A facility like yours should have a immediate call procedure with all the different hazards. Like bill said our dispatch did a great job of relaying the needed info to us depending what the reporting party told them. We all liked to tour facilities in our jurisdiction for training and knowledge of the operation if we had a call there.


----------



## pottz (Sep 15, 2015)

wow i know all too well about dust collector fires,i work in a large lumber yard with a collection system 20 times that size and we have had fires 2 times over the last 30 years,cause unknown,could have been a spark from hitting a nail or a cigarette getting sucked up(smoking no longer permitted on premise) last time i could smell wood burning but nobody detected any smoke.the fire broke out later that night.probably just sat and smoldered for hours.today it has a built in automatic sprinkler system.


----------



## Redoak49 (Dec 15, 2012)

Based on your description of what went right and wrong, I think you need a major review and retraining of all involved.

Are procedures adequate?

Do you have fire or heat sensors on the dust collector or video monitoring.

You came too close to losing your building.


----------



## ibewjon (Oct 2, 2010)

I installed a fire sprinkler head above my DC at home years ago. Just in case.


----------



## robscastle (May 13, 2012)

I saw a massive pallet shop fire on the News I am glad it was not yours.
Cleaning them is a messy task but somebody has to do it.



















Only about 20 sizes smaller than the size of your unit!


----------



## mike02719 (Jan 13, 2008)

Truly a scary situation. As one of the previous LJ's said, maybe time for a professional fire prevention outfit to come in and recommend a video, smoke, fire , detection system for you. The cost may be offset somewhat by insurance rates, but will be better in the long run. Thanks for the post. It was a different situation than those we usually see here


----------



## ssnvet (Jan 10, 2012)

One major problem is that our company is built in a "campus" like complex of connected buildings. This is both a good and bad thing.

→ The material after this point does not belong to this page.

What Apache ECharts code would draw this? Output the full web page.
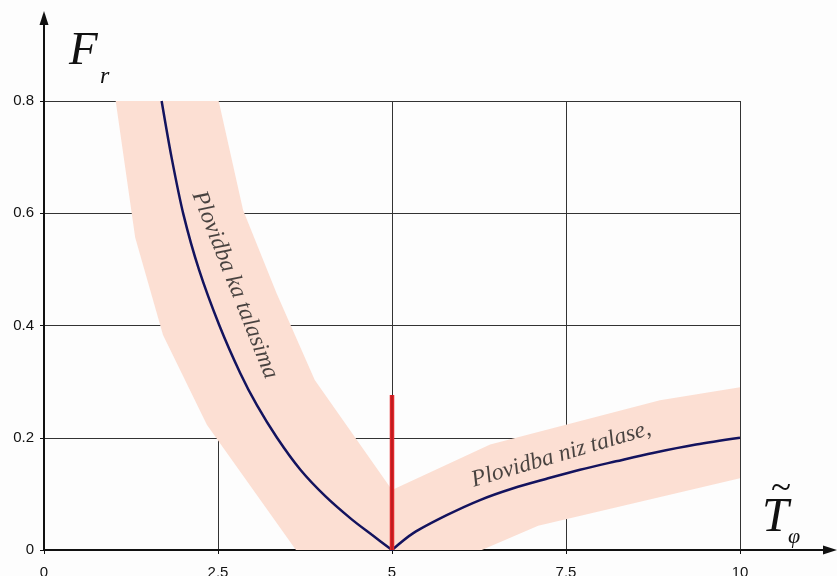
<!DOCTYPE html>
<html>
<head>
<meta charset="utf-8">
<script src="https://cdn.jsdelivr.net/npm/echarts@6/dist/echarts.min.js"></script>
<style>
  html, body { margin: 0; padding: 0; background: #fdfdfd; }
  #main { width: 837px; height: 576px; }
</style>
</head>
<body>
<div id="main"></div>
<script>
// tick labels
var xTicks = [0, 2.5, 5, 7.5, 10];
var yTicks = [0, 0.2, 0.4, 0.6, 0.8];

// main curves
var curveHeadSea = [[1.69, 0.8], [1.832, 0.7], [2.003, 0.598], [2.228, 0.499], [2.52, 0.4], [2.82, 0.315], [3.059, 0.258], [3.348, 0.2], [3.684, 0.143], [4.049, 0.095], [4.417, 0.055], [4.711, 0.027], [5, 0]];
var curveFollowSea = [[5, 0], [5.306, 0.03], [5.786, 0.062], [6.264, 0.089], [6.743, 0.11], [7.223, 0.127], [7.701, 0.143], [8.218, 0.158], [8.75, 0.173], [9.368, 0.188], [10, 0.2]];

// shaded band edges
var leftBandLeftEdge = [[1.03, 0.8], [1.31, 0.557], [1.71, 0.383], [2.34, 0.223], [3.62, 0]];
var rightBandLowerEdge = [[6.29, 0], [7.1, 0.043], [10, 0.128]];
var rightBandUpperEdge = [[10, 0.29], [8.85, 0.267], [6.41, 0.188], [5, 0.107]];
var leftBandRightEdge = [[3.89, 0.303], [3.34, 0.458], [2.86, 0.606], [2.51, 0.8]];

// red marker at T = 5
var redMarker = [[5, 0], [5, 0.276]];

// curve annotations: [x, y, text, angle]
var noteHeadSea = [2.74, 0.472, 'Plovidba ka talasima', -68.4];
var noteFollowSea = [7.43, 0.17, 'Plovidba niz talase,', 16.4];

var bandOutline = leftBandLeftEdge.concat(rightBandLowerEdge, rightBandUpperEdge, leftBandRightEdge);

var chart = echarts.init(document.getElementById('main'));

function noteSeries(note) {
  return {
    type: 'scatter',
    z: 6,
    silent: true,
    symbolSize: 0,
    data: [[note[0], note[1]]],
    label: {
      show: true,
      position: 'inside',
      rotate: note[3],
      formatter: note[2],
      fontFamily: 'Liberation Serif',
      fontStyle: 'italic',
      fontSize: 23.5,
      color: '#1a1a1a'
    }
  };
}

chart.setOption({
  animation: false,
  backgroundColor: '#fdfdfd',
  grid: { left: 44, right: 97, top: 101, bottom: 26, outerBoundsMode: 'none', containLabel: false },
  xAxis: {
    type: 'value',
    min: 0,
    max: 10,
    interval: 2.5,
    axisLine: { lineStyle: { color: '#111', width: 2 } },
    axisTick: { show: true, length: 4, lineStyle: { color: '#111' } },
    axisLabel: {
      color: '#111', fontSize: 15, fontFamily: 'Liberation Sans', margin: 15,
      formatter: function (v) { return xTicks.indexOf(v) >= 0 ? String(v) : ''; }
    },
    splitLine: { show: true, lineStyle: { color: '#333', width: 1 } }
  },
  yAxis: {
    type: 'value',
    min: 0,
    max: 0.8,
    interval: 0.2,
    axisLine: { show: true, lineStyle: { color: '#111', width: 2 } },
    axisTick: { show: true, length: 4, lineStyle: { color: '#111' } },
    axisLabel: {
      color: '#111', fontSize: 15, fontFamily: 'Liberation Sans', margin: 10,
      formatter: function (v) {
        var t = yTicks.filter(function (y) { return Math.abs(y - v) < 1e-9; });
        return t.length ? String(Math.round(t[0] * 10) / 10) : '';
      }
    },
    splitLine: { show: true, lineStyle: { color: '#333', width: 1 } }
  },
  series: [
    {
      type: 'custom',
      z: 1,
      silent: true,
      data: [0],
      renderItem: function (params, api) {
        var pts = bandOutline.map(function (p) { return api.coord(p); });
        return {
          type: 'polygon',
          shape: { points: pts },
          style: { fill: '#fcdfd3', stroke: null }
        };
      }
    },
    {
      type: 'line',
      z: 3,
      data: curveHeadSea,
      smooth: 0.3,
      showSymbol: false,
      lineStyle: { color: '#13135e', width: 2.5 }
    },
    {
      type: 'line',
      z: 3,
      data: curveFollowSea,
      smooth: 0.3,
      showSymbol: false,
      lineStyle: { color: '#13135e', width: 2.5 }
    },
    {
      type: 'line',
      z: 4,
      data: redMarker,
      showSymbol: false,
      lineStyle: { color: '#e3262b', width: 4.5 }
    },
    {
      type: 'line',
      z: 5,
      data: redMarker,
      showSymbol: false,
      lineStyle: { color: '#9e1414', width: 1 }
    },
    noteSeries(noteHeadSea),
    noteSeries(noteFollowSea)
  ],
  graphic: [
    // axis extensions with arrows
    { type: 'line', shape: { x1: 44, y1: 101, x2: 44, y2: 22 }, style: { stroke: '#111', lineWidth: 2 } },
    { type: 'polygon', shape: { points: [[44, 11], [39.5, 25], [48.5, 25]] }, style: { fill: '#111' } },
    { type: 'line', shape: { x1: 740, y1: 550, x2: 826, y2: 550 }, style: { stroke: '#111', lineWidth: 2 } },
    { type: 'polygon', shape: { points: [[837, 550], [823, 545.5], [823, 554.5]] }, style: { fill: '#111' } },
    // axis titles
    {
      type: 'text', left: 69, top: 28,
      style: { text: 'F', fontFamily: 'Liberation Serif', fontStyle: 'italic', fontSize: 47, fill: '#111' }
    },
    {
      type: 'text', left: 100, top: 65,
      style: { text: 'r', fontFamily: 'Liberation Serif', fontStyle: 'italic', fontSize: 24, fill: '#111' }
    },
    {
      type: 'text', left: 762, top: 494,
      style: { text: 'T', fontFamily: 'Liberation Serif', fontStyle: 'italic', fontSize: 48, fill: '#111' }
    },
    {
      type: 'text', left: 771, top: 471,
      style: { text: '~', fontFamily: 'Liberation Serif', fontSize: 37, fill: '#111' }
    },
    {
      type: 'text', left: 788, top: 526,
      style: { text: 'φ', fontFamily: 'Liberation Serif', fontStyle: 'italic', fontSize: 22, fill: '#111' }
    }
  ]
});
</script>
</body>
</html>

>It's good because it reflects the owners continually pumping money back into the company over 50 years. 
>It's good because it reflects their values of paced, continuous growth funded out of pocket.
>It's good because the company is not leveraged with debt (I've ridden out 3 recessions here without fearing for my job).

>It's bad because the facility has been retro-fit and re-configured multiple times and it's far less than an ideal setup.
>It's bad because we can't service multiple shops with our primary DC system even though it has the capacity (60 HP 20K cfm)... this system has photo-eye spark detection and fire suppression. But ya can't put (nor are you required to put) a $40K GreCon system on every small (less than 10K CFM) collection system.

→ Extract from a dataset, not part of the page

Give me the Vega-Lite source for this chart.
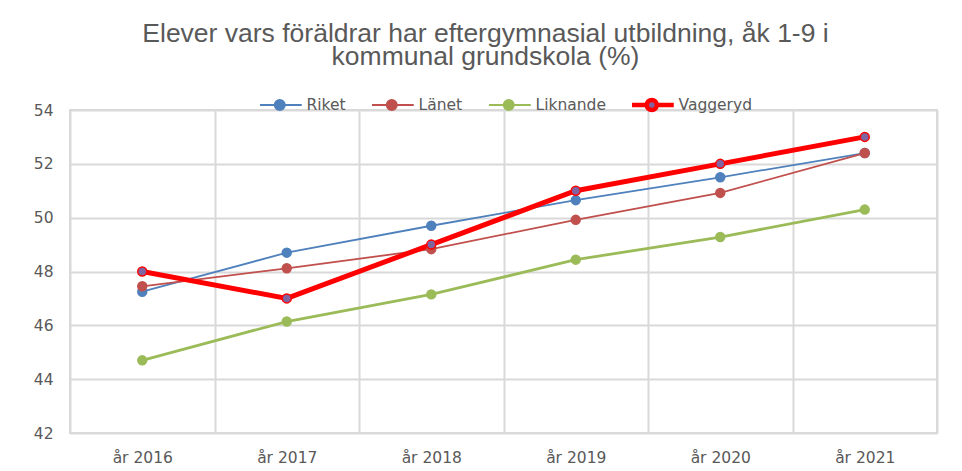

I should note that to the best of my knowledge (and I have both studied it and been counselled by experienced industry peeps as well as an FPE) we are compliant with all OSHA and NFPA standards.

Ya take the good with the bad….

Future growth plans include a massive new building bringing our primary operations under one roof. But that's at best a 3 year plan. It's hard to pump money into. the old buildings that are destined to be converted back into use as warehouses, when we need that money for the new facility.


----------



## seakuv (May 7, 2019)

As another firefighter who just joined the LJ community - I agree wholeheartedly with the others who advocated for ALWAYS calling it in. I, and every other fighter I've worked with, would GLADLY check out a false alarm rather than see someone's property destroyed or lives put in danger.

I think that Matt identified the true cause of the fault - someone didn't do their job the way they were supposed to - which caused a system failure that resulted in a fire. Humans can be both the strongest and most intelligent part of a system or they can be the weak link. Glad to hear that no one got hurt.

Stay Alert, Stay Alive!


----------



## FirehouseWoodworking (Jun 9, 2009)

That was a "good stop" by your production manager and especially by the fire department. Much was saved and no one was hurt. That makes it a good call.

You have obviously done a lot of review and investigation and determined the good and the bad. It's all good on paper, but of little value if the good is not reinforced and the bad is not corrected.

As has already been said by a number of fellow LJs and FFs, this was a good outcome and I'm glad everyone is safe and hopefully have learned from this event.

Go forth and do great things!

Cheers!


----------



## ssnvet (Jan 10, 2012)

Thanks to all for chiming in and keeping it positive….

I'll re-cap this conversation with one last anecdote.

A little birdie pulled me aside a week after the fire and suggested that the fire didn't actually start in the dust collector.

This little birdie had observed that because the full plastic bags were so heavy, they were left behind the machine leaning up against the building (passing the buck for the maintenance crew to dispose of) and that there were also piles of sawdust under the machine…......and…... this area was being frequented as an unauthorized (out of sight of the security cams) smoking area.

One but in a pile of sawdust under the DC sounds like a viable theory to me.

Unfortunately, our company is so desperate for people, that aside for outright insubordination (telling your supervisor to F-off) upper management pretty much refuses to discipline anybody for anything.

Not exactly ship-shape and squared away.


----------